$q$-numerical radius of rank-one operators and the generalized Buzano inequality
Dušan Denčić, Hranislav Stanković, Mihailo Krstić, Ivan Damnjanović
TL;DR
The paper introduces the $q$-numerical radius $\omega_q$ and analyzes rank-one operators $a\otimes b$ on complex Hilbert spaces. It derives an explicit closed-form formula for all $q\in[0,1]$: $\omega_q(a\otimes b)=\frac{\|a\|\|b\|+q|\langle a,b\rangle|}{2}+\frac{\sqrt{1-q^2}}{2}\sqrt{\|a\|^2\|b\|^2-|\langle a,b\rangle|^2}$, generalizing the classical $q=1$ case and yielding a generalized Buzano inequality.
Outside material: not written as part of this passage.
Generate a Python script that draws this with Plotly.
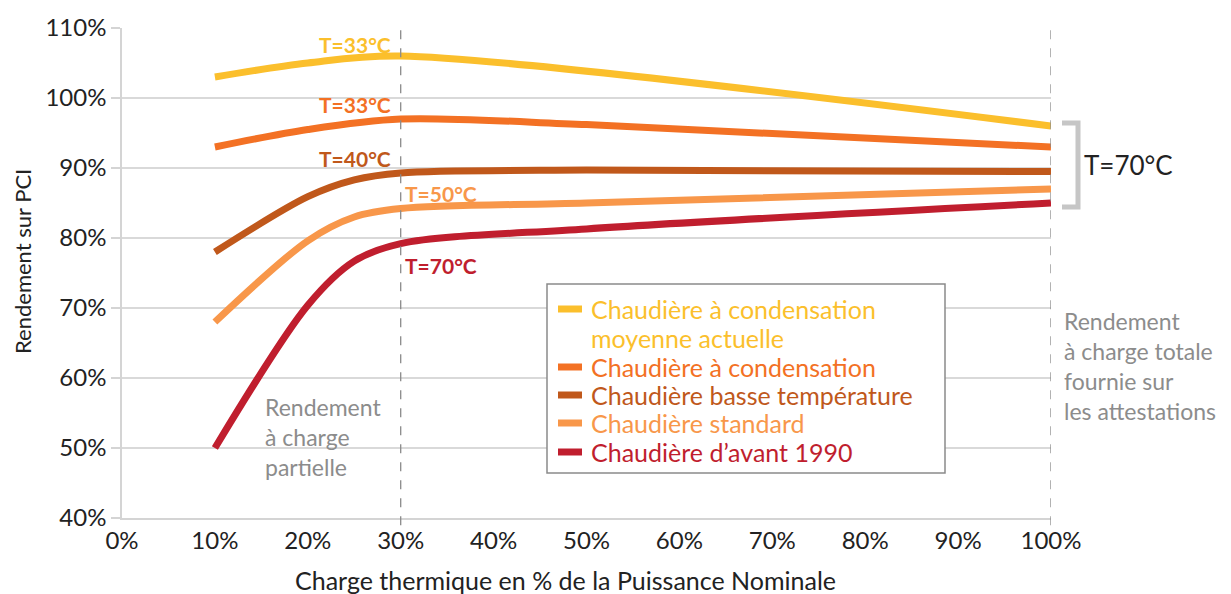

The work also provides a corollary with an explicit $\lambda_q(a\otimes b)$ such that $\omega_q(a\otimes b)=\lambda_q(a\otimes b)\|a\|\|b\|$, analyzes the concavity of $q\mapsto \omega_q(a\otimes b)$, and extends these results to block-matrix forms and analytic functions of rank-one operators, broadening the scope of operator-inequality techniques in Hilbert spaces.
Abstract
Here, we study the $q$-numerical radius of rank-one operators on a Hilbert space $\mathcal{H}$. More precisely, for $q \in [0,1]$ and $a, b \in \mathcal{H}$, we establish the formula \[ ω_q(a \otimes b) = \frac{1}{2}\left(\|a\|\|b\| + q|\langle a, b \rangle| + \sqrt{1-q^2}\sqrt{\|a\|^2\|b\|^2 - |\langle a, b \rangle|^2}\right), \] which represents a generalization of the well-known formula for the numerical radius of a rank-one operator in a Hilbert space, obtained by setting $q = 1$. As a corollary, we also derive a generalization of the classical Buzano inequality.